The 1on1

The Human Element

You’ve likely had help along the way in your career. I know I have. The people on your team need support too.

The Business Obligation

A successful business is made of strong teams. Strong teams are made of well supported individuals. A business is right to expect that managers are aware of how staff are performing and that managers are actively working to make staff successful.

A Humane Approach

What you should discuss is dependent upon the needs of the individual. In most cases, it will vary from week to week.

Building Trust

For 1on1s to be effective we need to build an environment of trust. I’ve found two of the most important things we can do are to genuinely listen and reliably follow through on any action items you take on.

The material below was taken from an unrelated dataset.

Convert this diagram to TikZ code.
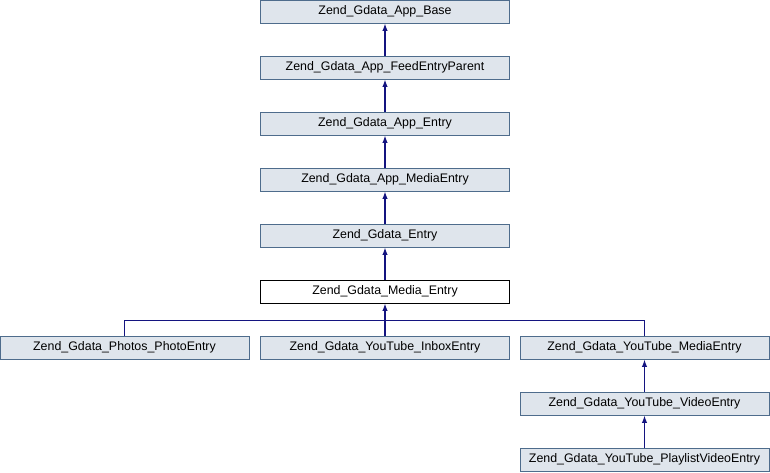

In addition, a technique I find valuable is keeping shared notes. My direct reports can see what I write down about our conversation. I also encourage them to take note of anything they think of between 1on1s that they’d like to talk about. This helps us both come to the conversation prepared to get the most out of it.

Feel free to copy, use, or repurpose this 1on1 Template for your shared notes.


  • Direct Reports
    I strongly recommend a weekly 1on1 for all direct reports. If you find a weekly schedule seems too much, that tends to indicate either too many direct reports or misguided priorities.

  • Skip Levels
    The frequency of these will often be dictated by the number of staff in the team, department, or organization that you are responsible for. The advice I’d offer is to schedule time each week to hold a few of these. I find they are an important tool to keep a holistic viewpoint.

The Standard Questions

How are you doing? This simple question is an excellent way to start a 1on1. But where do you go next? I find these three questions worth asking on a weekly basis.

  • Is there anything you would like to talk about?
  • How can I help?
  • Do you have any questions for me?

These open-ended questions create an opportunity to find out what is on the person’s mind.
Be sure to listen attentively.

The Extra Questions

These questions may not be necessary on a weekly basis, but I’ve found them valuable to keep a pulse on staff and teams.

  • Do you know and understand the team’s current obligations and priorities?
  • Do you feel there are any blockers preventing you or the team from doing their best work?
  • Are you happy [at the company, on the team, in your role, etc]?
  • Have you learned anything new or interesting lately?
  • Are you looking for another job?
  • How do you feel your team is doing?
    • Does anyone need any extra support?
    • Has anyone been especially helpful?

You may feel nervous asking some of these questions. Don’t let that stop you.
These are often the most important.


For some things in life, showing up is enough. Coaching is not one of those things. Coaching involves their goals, your goals, and performance issues. At times two or more of these may overlap, but not always. To help a person realize positive change requires forethought and preparation specific to that individual.

Here are some questions that can help us prepare.

Their Goals

  • What goals does this person have?
    • Do they clearly understand the next steps to focus on?

Your Goals

  • What potential do you see in this individual?
    • What change do you want to see them achieve?

Performance Issues

  • Are there specific performance improvements that need to occur?
    • Have you made it explicitly clear what those changes are?


  • Where is this person in their professional development?
  • What assignments or responsibilities could further their development?
  • Does the person have the resources available to make those changes?
    • Does the person know those resources are available?

The Pitfalls

Here are some traps to be aware of that, if we fall into, largely defeat the purpose of the 1on1 and leave us with critical blind spots.

  1. The Status Report
    You (hopefully) have other ways of learning the status of tasks the person is working on.

  2. The Social Visit
    There is no need to keep a 1on1 strictly business. In fact, discussing topics unrelated to work is a great idea. However, don’t allow those topics to cause the business critical items to be rushed or skipped altogether.